Matlack’s path to her career began when she was in the third grade and joined the choir at her church in Philadelphia. “We sang Bach and Britten as we do here. We were really dedicated,” she recalls. “My second year in choir, when I was in the fourth grade, we got a new choir director who was only 22 years old, and we were very naughty to him.” Matlack and several of her friends would play tricks on him, like backwards day when they would do exactly opposite to whatever he said. “He was on to us right away,” she said, and he would leave them sitting when the others were singing. They changed their behavior pretty quickly. The young director gave children real music and solos, and she thinks that’s a lot of what kept their interest.

In order to make order out of what could be chaos, Matlack mixes the experienced kids with the inexperienced, and older with younger. “Third and fourth graders are interspersed with novices,” she said, “and their job is to get to their own page, then check to make sure the kids in their charge are on the right page. It’s an Anglican tradition to have someone act as a head boy, such as what you see in the Harry Potter movies. That’s not a lesson I see kids getting in a lot of places.”

Some of Matlack’s singers begin in the third grade, and stay until they graduate from high school, returning from college to sing with her choir at the Christmas Eve midnight service, a service that actually begins at 10 p.m. “It means we’re singing Silent Night at midnight, which is enough at midnight for most,” she said, so people can enjoy the Mass without being out until the wee hours of the morning.

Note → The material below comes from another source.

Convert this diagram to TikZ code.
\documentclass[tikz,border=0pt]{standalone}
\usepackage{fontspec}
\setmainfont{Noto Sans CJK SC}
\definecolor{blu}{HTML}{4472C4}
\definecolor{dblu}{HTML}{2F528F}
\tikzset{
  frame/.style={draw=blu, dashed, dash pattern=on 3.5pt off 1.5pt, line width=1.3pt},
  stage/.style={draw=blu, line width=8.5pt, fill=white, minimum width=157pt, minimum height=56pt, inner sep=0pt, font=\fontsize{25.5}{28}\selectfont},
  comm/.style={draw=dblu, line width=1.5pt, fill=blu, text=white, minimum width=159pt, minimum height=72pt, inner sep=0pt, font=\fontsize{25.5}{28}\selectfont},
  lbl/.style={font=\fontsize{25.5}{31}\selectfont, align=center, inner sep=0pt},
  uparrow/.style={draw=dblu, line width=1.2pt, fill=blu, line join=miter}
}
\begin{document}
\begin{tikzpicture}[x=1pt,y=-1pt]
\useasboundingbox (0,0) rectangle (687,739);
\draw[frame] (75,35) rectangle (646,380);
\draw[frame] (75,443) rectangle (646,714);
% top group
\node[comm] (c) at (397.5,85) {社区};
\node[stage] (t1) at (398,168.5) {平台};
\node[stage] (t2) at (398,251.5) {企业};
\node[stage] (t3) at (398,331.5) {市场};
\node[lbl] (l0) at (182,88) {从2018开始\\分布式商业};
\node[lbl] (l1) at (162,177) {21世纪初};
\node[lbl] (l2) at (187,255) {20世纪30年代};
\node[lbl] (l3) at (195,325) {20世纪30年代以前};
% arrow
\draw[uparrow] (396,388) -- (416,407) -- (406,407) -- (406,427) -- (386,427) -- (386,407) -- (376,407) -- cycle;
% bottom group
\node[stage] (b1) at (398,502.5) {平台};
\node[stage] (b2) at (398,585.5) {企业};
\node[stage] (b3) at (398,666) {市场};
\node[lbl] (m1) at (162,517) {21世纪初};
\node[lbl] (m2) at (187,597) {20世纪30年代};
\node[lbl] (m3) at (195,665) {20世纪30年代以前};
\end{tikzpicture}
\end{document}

No one auditions for any of the choirs; anyone who wants to join can. They don’t even need to belong to the church. And what if someone really can’t sing? “I don’t know,” Matlack said. “That’s never happened.”

One of the most popular concerts Grace does is the bi-annual Halloween Concert, which was instituted by Matlack in 1992. “I always wanted to do a Halloween concert. We had one every year when I went to Yale. The kids love it, and they always ask why we can’t do it every year,” Matlack said. “But they would get bored with it if we did, and so would I.”

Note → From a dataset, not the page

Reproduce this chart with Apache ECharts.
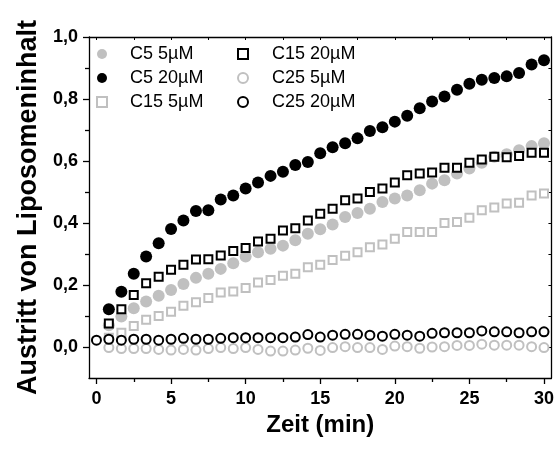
<!DOCTYPE html>
<html>
<head>
<meta charset="utf-8">
<script src="https://cdn.jsdelivr.net/npm/echarts@6/dist/echarts.min.js"></script>
<style>html,body{margin:0;padding:0;background:#fff}#c{width:557px;height:449px}</style>
</head>
<body>
<div id="c"></div>
<script>
var times = [0, 0.83, 1.67, 2.5, 3.33, 4.17, 5, 5.83, 6.67, 7.5, 8.33, 9.17, 10, 10.83, 11.67, 12.5, 13.33, 14.17, 15, 15.83, 16.67, 17.5, 18.33, 19.17, 20, 20.83, 21.67, 22.5, 23.33, 24.17, 25, 25.83, 26.67, 27.5, 28.33, 29.17, 30];
var c5_5 = [null, 0.07, 0.098, 0.125, 0.147, 0.165, 0.184, 0.203, 0.223, 0.236, 0.252, 0.27, 0.292, 0.306, 0.317, 0.327, 0.344, 0.365, 0.38, 0.395, 0.419, 0.432, 0.446, 0.468, 0.479, 0.489, 0.506, 0.527, 0.538, 0.56, 0.576, 0.594, 0.614, 0.622, 0.635, 0.648, 0.657];
var c5_20 = [null, 0.122, 0.178, 0.236, 0.292, 0.335, 0.381, 0.408, 0.439, 0.441, 0.476, 0.489, 0.511, 0.531, 0.552, 0.565, 0.587, 0.597, 0.625, 0.644, 0.657, 0.673, 0.697, 0.709, 0.727, 0.746, 0.77, 0.792, 0.808, 0.83, 0.849, 0.862, 0.868, 0.873, 0.884, 0.911, 0.925];
var c15_5 = [null, 0.03, 0.046, 0.068, 0.088, 0.1, 0.114, 0.133, 0.144, 0.158, 0.176, 0.179, 0.19, 0.208, 0.216, 0.23, 0.236, 0.257, 0.265, 0.281, 0.294, 0.306, 0.322, 0.331, 0.349, 0.371, 0.371, 0.371, 0.4, 0.403, 0.417, 0.441, 0.45, 0.463, 0.465, 0.489, 0.495];
var c15_20 = [null, 0.076, 0.122, 0.168, 0.206, 0.227, 0.249, 0.265, 0.282, 0.283, 0.295, 0.31, 0.319, 0.34, 0.349, 0.376, 0.383, 0.408, 0.43, 0.446, 0.473, 0.479, 0.5, 0.511, 0.531, 0.554, 0.56, 0.563, 0.578, 0.578, 0.594, 0.605, 0.614, 0.612, 0.616, 0.627, 0.627];
var c25_5 = [null, -0.002, -0.005, -0.005, -0.005, -0.008, -0.01, -0.008, -0.01, -0.005, -0.002, -0.005, -0.002, -0.008, -0.013, -0.013, -0.01, -0.004, -0.011, -0.002, 0.001, -0.002, -0.002, -0.008, 0.003, 0.001, -0.004, 0.0, 0.001, 0.005, 0.005, 0.009, 0.006, 0.006, 0.006, 0.001, -0.002];
var c25_20 = [0.022, 0.025, 0.022, 0.025, 0.025, 0.022, 0.025, 0.028, 0.025, 0.025, 0.028, 0.03, 0.03, 0.03, 0.03, 0.03, 0.032, 0.04, 0.032, 0.038, 0.041, 0.041, 0.038, 0.035, 0.041, 0.038, 0.035, 0.044, 0.046, 0.046, 0.046, 0.052, 0.049, 0.049, 0.046, 0.049, 0.049];
var names = ['C5 5µM', 'C5 20µM', 'C15 5µM', 'C15 20µM', 'C25 5µM', 'C25 20µM'];
var xMajor = [0, 5, 10, 15, 20, 25, 30];
var xMinor = [2.5, 7.5, 12.5, 17.5, 22.5, 27.5];
var yMajor = [0, 0.2, 0.4, 0.6, 0.8, 1.0];
var yMinor = [0.1, 0.3, 0.5, 0.7, 0.9];

function pairs(arr) {
  var out = [];
  for (var i = 0; i < times.length; i++) {
    if (arr[i] !== null) out.push([times[i], arr[i]]);
  }
  return out;
}
var FONT = '"Liberation Sans", Arial, sans-serif';
var GRAY = '#c0c0c0';
var chart = echarts.init(document.getElementById('c'), null, {renderer: 'canvas'});
var lineStyle = {color: '#000', width: 1.3};
function xAx(extra) {
  return Object.assign({type: 'value', min: -0.5, max: 30.5, gridIndex: 0, splitLine: {show: false}}, extra);
}
function yAx(extra) {
  return Object.assign({type: 'value', min: -0.1, max: 1.0, gridIndex: 0, splitLine: {show: false}}, extra);
}
var option = {
  animation: false,
  backgroundColor: '#fff',
  grid: {left: 89, right: 4, top: 37, bottom: 71, containLabel: false},
  xAxis: [
    xAx({position: 'bottom', name: 'Zeit (min)', nameLocation: 'middle', nameGap: 35,
      nameTextStyle: {fontFamily: FONT, fontWeight: 'bold', fontSize: 24, color: '#000'},
      axisLine: {show: true, onZero: false, lineStyle: lineStyle},
      axisTick: {show: true, inside: false, length: 6, lineStyle: lineStyle, customValues: xMajor},
      axisLabel: {show: true, margin: 12, fontFamily: FONT, fontWeight: 'bold', fontSize: 18, color: '#000', customValues: xMajor,
        formatter: function (v) { return String(v); }}}),
    xAx({position: 'bottom', axisLine: {show: false, onZero: false},
      axisTick: {show: true, inside: false, length: 4, lineStyle: lineStyle, customValues: xMinor},
      axisLabel: {show: false}}),
    xAx({position: 'top', axisLine: {show: true, onZero: false, lineStyle: lineStyle},
      axisTick: {show: true, inside: true, length: 3, lineStyle: {color: '#000', width: 1}, customValues: xMajor.concat(xMinor)},
      axisLabel: {show: false}})
  ],
  yAxis: [
    yAx({position: 'left', name: 'Austritt von Liposomeninhalt', nameLocation: 'middle', nameGap: 45,
      nameTextStyle: {fontFamily: FONT, fontWeight: 'bold', fontSize: 27, color: '#000'},
      axisLine: {show: true, onZero: false, lineStyle: lineStyle},
      axisTick: {show: true, inside: false, length: 6, lineStyle: lineStyle, customValues: yMajor},
      axisLabel: {show: true, margin: 11, fontFamily: FONT, fontWeight: 'bold', fontSize: 18, color: '#000', customValues: yMajor,
        formatter: function (v) { return v.toFixed(1).replace('.', ','); }}}),
    yAx({position: 'left', axisLine: {show: false, onZero: false},
      axisTick: {show: true, inside: false, length: 4, lineStyle: lineStyle, customValues: yMinor},
      axisLabel: {show: false}}),
    yAx({position: 'right', axisLine: {show: true, onZero: false, lineStyle: lineStyle},
      axisTick: {show: true, inside: true, length: 3, lineStyle: {color: '#000', width: 1}, customValues: yMajor.concat(yMinor)},
      axisLabel: {show: false}})
  ],
  legend: [
    {data: names.slice(0, 3), left: 91, top: 40, orient: 'vertical', itemWidth: 10, itemHeight: 10, itemGap: 6,
      textStyle: {fontFamily: FONT, fontSize: 18, color: '#000', lineHeight: 18, padding: [0, 0, 0, 18]}},
    {data: names.slice(3, 6), left: 232, top: 40, orient: 'vertical', itemWidth: 10, itemHeight: 10, itemGap: 6,
      textStyle: {fontFamily: FONT, fontSize: 18, color: '#000', lineHeight: 18, padding: [0, 0, 0, 19]}}
  ],
  series: [
    {name: names[0], type: 'scatter', data: pairs(c5_5), symbol: 'circle', symbolSize: 12,
      itemStyle: {color: GRAY, opacity: 1}},
    {name: names[1], type: 'scatter', data: pairs(c5_20), symbol: 'circle', symbolSize: 12,
      itemStyle: {color: '#000', opacity: 1}},
    {name: names[2], type: 'scatter', data: pairs(c15_5), symbol: 'rect', symbolSize: 8,
      itemStyle: {color: '#fff', borderColor: GRAY, borderWidth: 2, opacity: 1}},
    {name: names[3], type: 'scatter', data: pairs(c15_20), symbol: 'rect', symbolSize: 8,
      itemStyle: {color: '#fff', borderColor: '#000', borderWidth: 2, opacity: 1}},
    {name: names[4], type: 'scatter', data: pairs(c25_5), symbol: 'circle', symbolSize: 9,
      itemStyle: {color: '#fff', borderColor: GRAY, borderWidth: 2, opacity: 1}},
    {name: names[5], type: 'scatter', data: pairs(c25_20), symbol: 'circle', symbolSize: 9,
      itemStyle: {color: '#fff', borderColor: '#000', borderWidth: 2, opacity: 1}}
  ]
};
chart.setOption(option);
</script>
</body>
</html>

On the off years, the choirs sing in an All Saints concert.

The Halloween Concert has grown in the years since it began; it is now a huge production involving all of the singers, as well as musical guests. “It was simpler back then,” she said. “We did songs about animals, and “Lover’s Ghost” by Vaughan Williams, then we started adding things. This year we’re doing Michael Jackson’s “Thriller,” and one year I had a fabulous fiddle player and we did “The Devil Went Down to Georgia.” I once got someone to do  “The Werewolves of London.”

While many churches shy away from the celebration of Halloween, the rector at Grace doesn’t. “I know there are some people who talk about the forces of evil,” said the Rev. Lauren Ackland. “I say if you’re laughing at the forces of evil, they have no power. We’re the ones who give it power; it doesn’t have a power of its own. And the musicality of the Halloween Concert, the quality of the music is just excellent!. They sing beautifully and take that part of it seriously, and if Anne throws a spider up in the air and everyone shrieks, that’s just fun.”

In fact, Matlack does throw a spider in the air during a performance of “Miss Muffet,” which is played in the style of Handel.

Matlack always wanted to be a classical musician, and she went to the Settlement School in Philadelphia for training. When she was in high school, her teacher suggested she learn the organ as a way to pay her way through college.

While a student at Yale University, she sang in the chapel choir and decided then that she wanted to do what the choir director did, so she decided she should renew her interest in the organ. “I was never an organ major,” she said, “but now it’s my bread and butter.”

She went to graduate school at the College Conservatory of Music at the University of Cincinnati and received both  Master of Music and Doctorate of Musical Arts degrees.

Matlack’s wishes came true, and she is very happy with the career path she chose. She has gotten involved in a number of other projects, such as a compline service held on a Wednesday night once a month for kids. There’s small chapel in the basement of the church where the service is held. It’s an opportunity for kids to go to service with their parents.

She also sends a lot of kids to Royal School of Church Music camp in Wilkes-Barre Pennsylvania for a week. “These kids really make friends that they keep their whole lives. They rehearse all morning, then have a break, then rehearse in the afternoon and sing Evensong. Last summer, we gave a Harry Potter theme to the camp. It was so much fun.”

And to fill in the gap of any free time she might have, Matlack works with Neighborhood House in Morristown, an afterschool program for people in primarily urban low-income families whose kids would otherwise go home to an empty house.

“Monday is my day off, and I’m very sacred about it,” she said. “I go to the supermarket, pick up my daughter from school, clean the house, read a book. The rest of the week I start after breakfast and go, so I really make the most of that one day.”